AIM OF THE EXERCISE: Please reproduce exactly the lines between the line holding "Emit a component" and the line holding "import * as", inclusive, leaving out any pictures.

DATA SUPPLIED:
+ + + + +

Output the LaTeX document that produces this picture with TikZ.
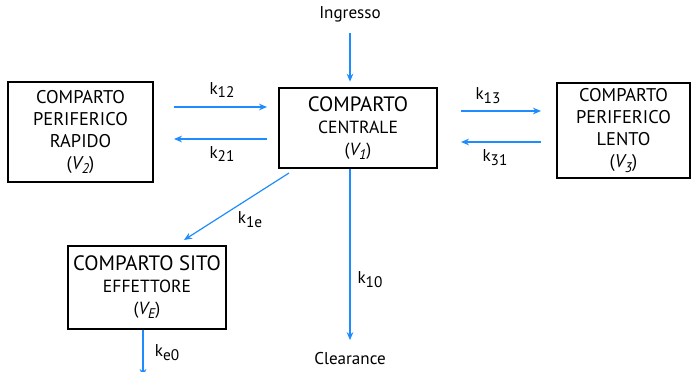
\documentclass[tikz,border=0pt]{standalone}
\usepackage{fontspec}
\setmainfont{PT Sans}
\usetikzlibrary{positioning, calc, arrows.meta}
\definecolor{FlowBlue}{HTML}{1E8CFF}
\newcommand{\pedice}[1]{\raisebox{-0.45ex}{\fontsize{11.5}{12}\selectfont #1}}
\newcommand{\volume}[1]{(\textit{V\raisebox{-0.45ex}{\fontsize{10.5}{11}\selectfont #1}})}

\begin{document}
\begin{tikzpicture}[x=0.75pt, y=-0.75pt,
    comparto/.style={draw, line width=1.5pt, align=center, inner sep=0pt,
                     font=\fontsize{13.8}{16.5}\selectfont},
    flusso/.style={draw=FlowBlue, line width=0.9pt, -{Stealth[length=6pt, width=5pt]}},
    costante/.style={font=\fontsize{12.8}{14}\selectfont},
    etichetta/.style={font=\fontsize{12.8}{14}\selectfont}]
      \useasboundingbox (0,0) rectangle (691,371);
      \clip (0,0) rectangle (691,371);
      %% Compartments
      \node[comparto, minimum width=145*0.75pt, minimum height=100*0.75pt] (rapido) at (80.5,132)
           {COMPARTO\\PERIFERICO\\RAPIDO\\\volume{2}};
      \node[comparto, minimum width=158*0.75pt, minimum height=80*0.75pt,
            font=\fontsize{13.2}{16.5}\selectfont] (centrale) at (358,128)
           {{\fontsize{15.6}{17}\selectfont COMPARTO}\\CENTRALE\\\volume{1}};
      \node[comparto, minimum width=133*0.75pt, minimum height=95*0.75pt] (lento) at (623.5,130.5)
           {COMPARTO\\PERIFERICO\\LENTO\\\volume{3}};
      \node[comparto, minimum width=158*0.75pt, minimum height=83*0.75pt,
            font=\fontsize{13.2}{16.5}\selectfont] (effettore) at (147,287.5)
           {{\fontsize{15.6}{17}\selectfont COMPARTO SITO}\\EFFETTORE\\\volume{E}};
      %% Input and output
      \node[etichetta] (ingresso) at (350,14) {Ingresso};
      \node[etichetta] (clearance) at (350,359) {Clearance};
      \coordinate (eliminazione) at (143,377);
      %% Exchange with the rapid peripheral compartment
      \draw[flusso] ($(rapido.east)+(20,-25)$) -- ($(centrale.west)+(-11,-21)$);
      \draw[flusso] ($(centrale.west)+(-11,11)$) -- ($(rapido.east)+(20,7)$);
      \node[costante] (k12) at (222,90) {k\pedice{12}};
      \node[costante] (k21) at (222,154) {k\pedice{21}};
      %% Exchange with the slow peripheral compartment
      \draw[flusso] ($(centrale.east)+(23,-17)$) -- ($(lento.west)+(-15,-19.5)$);
      \draw[flusso] ($(lento.west)+(-15,11.5)$) -- ($(centrale.east)+(23,14)$);
      \node[costante] (k13) at (488,96) {k\pedice{13}};
      \node[costante] (k31) at (495,158) {k\pedice{31}};
      %% Dosing, effect site and elimination
      \draw[flusso, shorten <=5, shorten >=4] (ingresso.south) -- (ingresso.south |- centrale.north);
      \draw[flusso] ($(centrale.south west)+(11,4)$) -- ($(effettore.north east)+(-43,-5)$);
      \node[costante] (k1e) at (250,220) {k\pedice{1e}};
      \draw[flusso, shorten >=6] (clearance.north |- centrale.south) -- (clearance.north);
      \node[costante] (k10) at (370,280) {k\pedice{10}};
      \draw[flusso] ($(effettore.south)+(-4,0)$) -- (eliminazione);
      \node[costante] (ke0) at (167,353) {k\pedice{e0}};
\end{tikzpicture}
\end{document}
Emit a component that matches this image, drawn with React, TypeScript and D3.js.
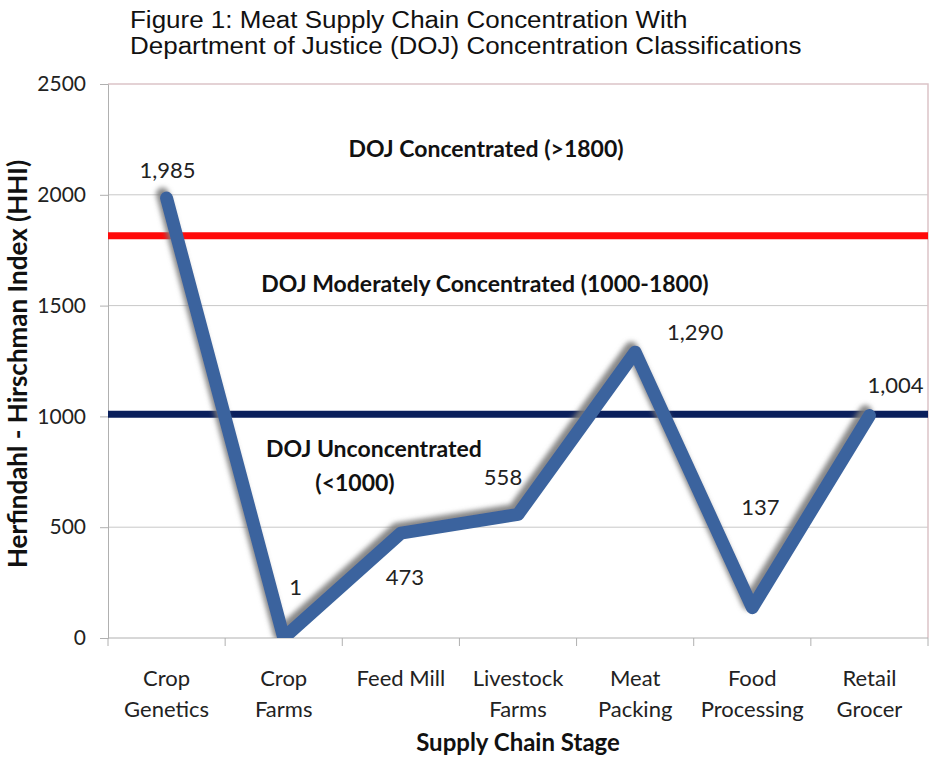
import React, { useEffect, useRef } from "react";
import * as d3 from "d3";

const stages = [
  ["Crop", "Genetics"],
  ["Crop", "Farms"],
  ["Feed Mill"],
  ["Livestock", "Farms"],
  ["Meat", "Packing"],
  ["Food", "Processing"],
  ["Retail", "Grocer"],
];
const hhi = [1985, 1, 473, 558, 1290, 137, 1004];
const yTicks = [0, 500, 1000, 1500, 2000, 2500];
const concentratedLine = 1815; // DOJ >1800 threshold as drawn
const unconcentratedLine = 1010; // DOJ <1000 threshold as drawn

// label placement relative to each point (Excel style)
const labelOffset: [number, number][] = [
  [1, -20],
  [12, -43],
  [4, 52],
  [-15, -29],
  [60, -12],
  [8, -93],
  [26, -23],
];

const App: React.FC = () => {
  const svgRef = useRef<SVGSVGElement | null>(null);

  useEffect(() => {
    const width = 931;
    const height = 757;
    const margin = { top: 84, right: 3, bottom: 119, left: 108 };
    const font = "Lato, 'Noto Sans', sans-serif";

    const svg = d3.select(svgRef.current).attr("width", width).attr("height", height);
    svg.selectAll("*").remove();

    const x = d3
      .scaleBand<number>()
      .domain(d3.range(stages.length))
      .range([margin.left, width - margin.right]);
    const y = d3
      .scaleLinear()
      .domain([0, 2500])
      .range([height - margin.bottom, margin.top]);

    const defs = svg.append("defs");
    const filter = defs
      .append("filter")
      .attr("id", "shadow")
      .attr("x", "-20%")
      .attr("y", "-20%")
      .attr("width", "140%")
      .attr("height", "140%");
    filter
      .append("feDropShadow")
      .attr("dx", -4)
      .attr("dy", -4)
      .attr("stdDeviation", 2.5)
      .attr("flood-color", "#7a7a7a")
      .attr("flood-opacity", 0.9);
    defs
      .append("clipPath")
      .attr("id", "plot")
      .append("rect")
      .attr("x", margin.left)
      .attr("y", margin.top - 10)
      .attr("width", width - margin.left - margin.right)
      .attr("height", y(0) - margin.top + 10);

    // Title (Arial, a little stretched like the original)
    const title = svg
      .append("text")
      .attr("transform", "translate(130,0) scale(1.13,1)")
      .attr("font-family", "'Liberation Sans', Arial, sans-serif")
      .attr("font-size", 23)
      .attr("fill", "#111");
    title.append("tspan").attr("x", 0).attr("y", 28).text("Figure 1: Meat Supply Chain Concentration With");
    title
      .append("tspan")
      .attr("x", 0)
      .attr("y", 54)
      .text("Department of Justice (DOJ) Concentration Classifications");

    // Gridlines
    svg
      .append("g")
      .selectAll("line")
      .data(yTicks.filter((t) => t > 0 && t < 2500))
      .join("line")
      .attr("x1", margin.left)
      .attr("x2", width - margin.right)
      .attr("y1", (d) => y(d))
      .attr("y2", (d) => y(d))
      .attr("stroke", "#c8c8c8")
      .attr("stroke-width", 1);

    // plot border (top / right)
    svg
      .append("path")
      .attr("d", `M${margin.left},${y(2500)}H${width - margin.right}V${y(0)}`)
      .attr("fill", "none")
      .attr("stroke", "#dcc4c8")
      .attr("stroke-width", 1.5);

    // Y axis
    const yAxis = svg
      .append("g")
      .attr("transform", `translate(${margin.left},0)`)
      .call(
        d3
          .axisLeft(y)
          .tickValues(yTicks)
          .tickFormat(d3.format("d"))
          .tickSize(8)
          .tickPadding(14)
      );
    yAxis.select(".domain").attr("stroke", "#b0b0b0");
    yAxis.selectAll(".tick line").attr("stroke", "#b0b0b0");
    yAxis
      .selectAll("text")
      .attr("font-family", font)
      .attr("font-size", 21)
      .attr("fill", "#222");

    // X axis
    const xAxis = svg.append("g").attr("transform", `translate(0,${y(0)})`);
    xAxis
      .append("line")
      .attr("x1", margin.left)
      .attr("x2", width - margin.right)
      .attr("stroke", "#b0b0b0");
    xAxis
      .selectAll(".tk")
      .data(d3.range(stages.length + 1))
      .join("line")
      .attr("class", "tk")
      .attr("x1", (i) => (i < stages.length ? x(i)! : width - margin.right))
      .attr("x2", (i) => (i < stages.length ? x(i)! : width - margin.right))
      .attr("y1", 0)
      .attr("y2", 8)
      .attr("stroke", "#b0b0b0");
    const xl = xAxis
      .selectAll(".lbl")
      .data(stages)
      .join("text")
      .attr("class", "lbl")
      .attr("text-anchor", "middle")
      .attr("font-family", font)
      .attr("font-size", 22)
      .attr("fill", "#222");
    xl.each(function (d, i) {
      const t = d3.select(this);
      d.forEach((line, j) => {
        t.append("tspan")
          .attr("x", x(i)! + x.bandwidth() / 2)
          .attr("y", 48 + j * 31)
          .text(line);
      });
    });

    // Axis titles
    svg
      .append("text")
      .attr("x", (margin.left + width - margin.right) / 2)
      .attr("y", 751)
      .attr("text-anchor", "middle")
      .attr("font-family", font)
      .attr("font-size", 24)
      .attr("font-weight", "bold")
      .attr("fill", "#111")
      .text("Supply Chain Stage");
    svg
      .append("text")
      .attr("transform", `translate(27,364) rotate(-90)`)
      .attr("text-anchor", "middle")
      .attr("font-family", font)
      .attr("font-size", 26)
      .attr("font-weight", "bold")
      .attr("fill", "#111")
      .text("Herfindahl - Hirschman Index (HHI)");

    // DOJ threshold lines
    svg
      .append("line")
      .attr("x1", margin.left)
      .attr("x2", width - margin.right)
      .attr("y1", y(concentratedLine))
      .attr("y2", y(concentratedLine))
      .attr("stroke", "#ff0a0a")
      .attr("stroke-width", 7);
    svg
      .append("line")
      .attr("x1", margin.left)
      .attr("x2", width - margin.right)
      .attr("y1", y(unconcentratedLine))
      .attr("y2", y(unconcentratedLine))
      .attr("stroke", "#0a1f5c")
      .attr("stroke-width", 7);

    // Region annotations
    const notes = [
      { text: "DOJ Concentrated (>1800)", cx: 486, y: 157 },
      { text: "DOJ Moderately Concentrated (1000-1800)", cx: 485, y: 292 },
      { text: "DOJ Unconcentrated", cx: 374, y: 457 },
      { text: "(<1000)", cx: 355, y: 491 },
    ];
    svg
      .append("g")
      .selectAll("text")
      .data(notes)
      .join("text")
      .attr("x", (n) => n.cx)
      .attr("y", (n) => n.y)
      .attr("text-anchor", "middle")
      .attr("font-family", font)
      .attr("font-size", 23)
      .attr("font-weight", "bold")
      .attr("fill", "#111")
      .text((n) => n.text);

    // Series line
    const line = d3
      .line<number>()
      .x((_, i) => x(i)! + x.bandwidth() / 2)
      .y((d) => y(d));
    svg
      .append("g")
      .attr("clip-path", "url(#plot)")
      .append("path")
      .datum(hhi)
      .attr("d", line)
      .attr("fill", "none")
      .attr("stroke", "#3b649e")
      .attr("stroke-width", 13)
      .attr("stroke-linejoin", "round")
      .attr("stroke-linecap", "round")
      .attr("filter", "url(#shadow)");

    // Data labels
    svg
      .append("g")
      .selectAll("text")
      .data(hhi)
      .join("text")
      .attr("x", (_, i) => x(i)! + x.bandwidth() / 2 + labelOffset[i][0])
      .attr("y", (d, i) => y(d) + labelOffset[i][1])
      .attr("text-anchor", "middle")
      .attr("font-family", font)
      .attr("font-size", 22)
      .attr("fill", "#222")
      .text((d) => d3.format(",")(d));
  }, []);

  return (
    <svg
      ref={svgRef}
      style={{ position: "absolute", left: 0, top: 0, background: "#fff" }}
    ></svg>
  );
};

export default App;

+ + + + +

EXERCISE SOLUTION:
Emit a component that matches this image, drawn with React, TypeScript and D3.js.
import React, { useEffect, useRef } from "react";
import * as d3 from "d3";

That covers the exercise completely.